For the sake of simplicity, I'm going to focus on Tobold's write-up. In his concern, he draws comparisons to Mythic and Funcom, and neither work. Mythic's approach to hype was nearly two years of nonstop catch phrase-like support from the always friendly and entertaining, but often over-promising, Paul Barnett. Once that hype train was a rollin' it just... didn't... stop. Things seem to have stabilized, but the damage has already been done.

Funcom over-promised on a lot of features too and consequently overdeveloped themselves into a buggy, unfinished launch. Not to give Funcom too a hard time -- because nowadays Age of Conan is a significantly better game -- but there is a decided difference between them, Mythic and the BioWare/Electronic Arts/Lucas Arts powerhouse trio.

To me, this is all just a case of "Fool me once..." mentality, and I can respect that cautiousness. It's futile for BioWare to worry about having too much hype, though. They're making a KOTOR MMO for crying out loud, how can anyone expect anything less than fervent fan adulation at some point? Creating a Star Wars game comes with a built-in automatic hype machine, they're called Star Wars fans.

The (class) story so far

Jedi, Sith, Bounty Hunter, Trooper and Smuggler -- all these are good, iconic class choices. On the downside they're almost worryingly safe choices, too.

Here's the only problem I see with the previously mentioned powerhouse trio: There's an army of people with a vested interest in this game, and I wonder if they'll allow risky game design choices. Will we see a droid class, or a force sensitive martial artist? I'd like to think so, but none of those are really iconic to the average fan. Unless you worship R2-D2 -- but how many people want to roll around and make funny robot noises? Well aside from myself, of course. (Breeooow!)

Then again, I don't know how many gamers I've met that haven't said something along the lines of, "Statement: You're looking quite healthy today, meatbag." at least a few times in their life.

Speaking of story

Binary good versus evil choices are boring and tired. Besides, when life presents us with decisions there's never an absurdly evil choice or saintly good alternative. Chances are Star Wars: The Old Republic will offer interesting shades of gray, especially concerning the Sith Empire classes. I hope that BioWare strives to explore all the hard choices that the classes should have to make throughout the progression of the war between the old Empire and Republic.

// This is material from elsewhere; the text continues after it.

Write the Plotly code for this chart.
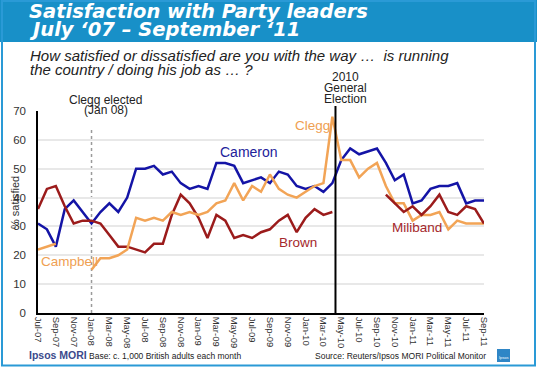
import plotly.graph_objects as go

months = ["Jul-07", "Aug-07", "Sep-07", "Oct-07", "Nov-07", "Dec-07",
          "Jan-08", "Feb-08", "Mar-08", "Apr-08", "May-08", "Jun-08",
          "Jul-08", "Aug-08", "Sep-08", "Oct-08", "Nov-08", "Dec-08",
          "Jan-09", "Feb-09", "Mar-09", "Apr-09", "May-09", "Jun-09",
          "Jul-09", "Aug-09", "Sep-09", "Oct-09", "Nov-09", "Dec-09",
          "Jan-10", "Feb-10", "Mar-10", "Apr-10", "May-10", "Jun-10",
          "Jul-10", "Aug-10", "Sep-10", "Oct-10", "Nov-10", "Dec-10",
          "Jan-11", "Feb-11", "Mar-11", "Apr-11", "May-11", "Jun-11",
          "Jul-11", "Aug-11", "Sep-11"]

cameron = [31, 29, 23, 36, 39, 35, 31, 35, 38, 35, 40, 50, 50, 51, 48, 49, 45, 43,
           44, 43, 52, 52, 51, 45, 46, 47, 45, 49, 48, 44, 43, 44, 42, 45, 53, 57,
           55, 56, 57, 52, 46, 48, 38, 39, 43, 44, 44, 45, 38, 39, 39]
brown_months = months[0:34]
brown = [36, 43, 44, 37, 31, 32, 32, 31, 27, 23, 23, 22, 21, 24, 24, 34, 41, 38,
         33, 26, 34, 32, 26, 27, 26, 28, 29, 32, 34, 28, 33, 36, 34, 35]
campbell_months = months[0:3]
campbell = [22, 23, 24]
clegg_months = months[6:51]
clegg = [15, 19, 19, 20, 22, 33, 32, 33, 32, 35, 34, 35, 34, 35, 38, 39, 45, 39,
         44, 42, 48, 43, 41, 40, 42, 44, 45, 68, 53, 53, 47, 50, 52, 44, 38, 38,
         32, 34, 34, 35, 29, 32, 31, 31, 31]
miliband_months = months[39:51]
miliband = [41, 38, 35, 37, 34, 37, 41, 35, 34, 37, 36, 31]

y_ticks = [0, 10, 20, 30, 40, 50, 60, 70]
x_ticks = months[::2]

BLUE = "#1414A6"
RED = "#9B1B1B"
ORANGE = "#F2A456"
BAND = "#1890C8"

W, H = 537, 367
ML, MR, MT, MB = 38, 53, 111, 54
PW, PH = W - ML - MR, H - MT - MB


def xp(px):
    return (px - ML) / PW


def yp(py):
    return (H - MB - py) / PH


FONT = "Liberation Sans, Arial, sans-serif"

fig = go.Figure()
for xs, ys, col in [(months, cameron, BLUE), (brown_months, brown, RED),
                    (campbell_months, campbell, ORANGE), (clegg_months, clegg, ORANGE),
                    (miliband_months, miliband, RED)]:
    fig.add_trace(go.Scatter(x=xs, y=ys, mode="lines",
                             line=dict(color=col, width=2.5), hoverinfo="skip"))

shapes = [
    # title band
    dict(type="rect", xref="paper", yref="paper", x0=xp(0), x1=xp(537), y0=yp(42), y1=yp(0),
         fillcolor=BAND, line=dict(width=0), layer="below"),
    # slide border
    dict(type="rect", xref="paper", yref="paper", x0=xp(2), x1=xp(535), y0=yp(365.5), y1=yp(1),
         fillcolor="rgba(0,0,0,0)", line=dict(color="#2A9AD6", width=2)),
    # Clegg elected dotted line
    dict(type="line", xref="x", yref="paper", x0=6, x1=6, y0=0, y1=yp(128),
         line=dict(color="#9A9A9A", width=1.5, dash="dot"), layer="below"),
    # election line
    dict(type="line", xref="x", yref="paper", x0=33.35, x1=33.35, y0=0, y1=yp(106),
         line=dict(color="black", width=2)),
    # logo
    dict(type="rect", xref="paper", yref="paper", x0=xp(497), x1=xp(510), y0=yp(362), y1=yp(349),
         fillcolor="#2F86C6", line=dict(width=0)),
]

ann = []


def add(text, x, y, size, color, xref="paper", yref="paper", xanchor="center",
        family=FONT, textangle=0):
    ann.append(dict(text=text, x=x, y=y, xref=xref, yref=yref, xanchor=xanchor,
                    yanchor="middle", showarrow=False, textangle=textangle,
                    font=dict(family=family, size=size, color=color)))


# title
add("<b><i>Satisfaction with Party leaders</i></b>", xp(27), yp(11), 19.5, "white",
    xanchor="left", family="DejaVu Sans, sans-serif")
add("<b><i>July \u201807 \u2013 September \u201811</i></b>", xp(27), yp(29), 19.5, "white",
    xanchor="left", family="DejaVu Sans, sans-serif")
# subtitle
add("<i>How satisfied or dissatisfied are you with the way \u2026  is running</i>",
    xp(28), yp(56), 15, "#222222", xanchor="left")
add("<i>the country / doing his job as \u2026 ?</i>", xp(28), yp(69), 15, "#222222",
    xanchor="left")
# event labels
add("Clegg elected", 7.6, yp(100), 12, "#222222", xref="x")
add("(Jan 08)", 7.6, yp(110), 12, "#222222", xref="x")
add("2010", 34.5, yp(77), 12, "#222222", xref="x")
add("General", 34.5, yp(88), 12, "#222222", xref="x")
add("Election", 34.5, yp(99), 12, "#222222", xref="x")
# axis title
add("% satisfied", xp(15), yp(203), 11, "#333333", textangle=-90)
# series labels
add("Cameron", 23.6, 55.8, 14, "#22229A", xref="x", yref="y")
add("Brown", 29.2, 24.6, 13.5, "#A5282C", xref="x", yref="y")
add("Clegg", 30.8, 65.1, 13.5, "#EFA052", xref="x", yref="y")
add("Campbell", 0.15, 18.0, 13.5, "#EFA052", xref="x", yref="y", xanchor="left")
add("Miliband", 42.5, 29.8, 13.5, "#A5282C", xref="x", yref="y")
add("39%", 50.15, 40.2, 13.5, "#22229A", xref="x", yref="y", xanchor="left")
add("31%", 50.15, 35.0, 13.5, "#A5282C", xref="x", yref="y", xanchor="left")
add("31%", 50.15, 30.8, 13.5, "#EFA052", xref="x", yref="y", xanchor="left")
# footer
add("<b>Ipsos MORI</b>", xp(27), yp(355), 10.5, "#3B4A8C", xanchor="left")
add("Base: c. 1,000 British adults each month", xp(87), yp(356), 8.5, "#222222",
    xanchor="left")
ann.append(dict(text="Source: Reuters/Ipsos MORI Political Monitor", x=xp(488), y=yp(356),
                xref="paper", yref="paper", xanchor="right", yanchor="middle",
                showarrow=False, font=dict(family=FONT, size=8.5, color="#222222")))
add("Ipsos", xp(503.5), yp(357), 4, "white")

fig.update_layout(
    width=W, height=H,
    margin=dict(l=ML, r=MR, t=MT, b=MB, pad=0),
    paper_bgcolor="white", plot_bgcolor="white",
    showlegend=False,
    shapes=shapes, annotations=ann,
    font=dict(family=FONT, color="#333333"),
    xaxis=dict(type="category", categoryorder="array", categoryarray=months,
               range=[0, 50], tickvals=x_ticks, ticktext=x_ticks, tickangle=90,
               tickfont=dict(size=9.5, color="#333333"), showgrid=False,
               showline=True, linecolor="black", linewidth=1.5, ticks="",
               zeroline=False, fixedrange=True),
    yaxis=dict(range=[0, 70], tickvals=y_ticks, showgrid=True, gridcolor="#E8E8E8",
               gridwidth=1.5, showline=True, linecolor="black", linewidth=1.5,
               ticks="", zeroline=False, tickfont=dict(size=11.5, color="#333333"),
               ticklabelstandoff=8, fixedrange=True),
)

fig.write_html("out.html", config={"displayModeBar": False},
               post_script="document.body.style.margin='0';"
                           "document.body.style.overflow='hidden';")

The Sith example given at this year's E3 hands-on demo is, to me at least, the ideal that I hope the entirety of SWTOR aspires to achieve, because in my mind, it's one of the harder classes to present as three-dimensional. Most people think of Sith as full-on dastardly baddies, when in reality even they have differing opinions on how to get things done. A classic example is the eventual decision to invoke the Rule of Two, but BioWare's example of efficiency versus loyalty is also a good one.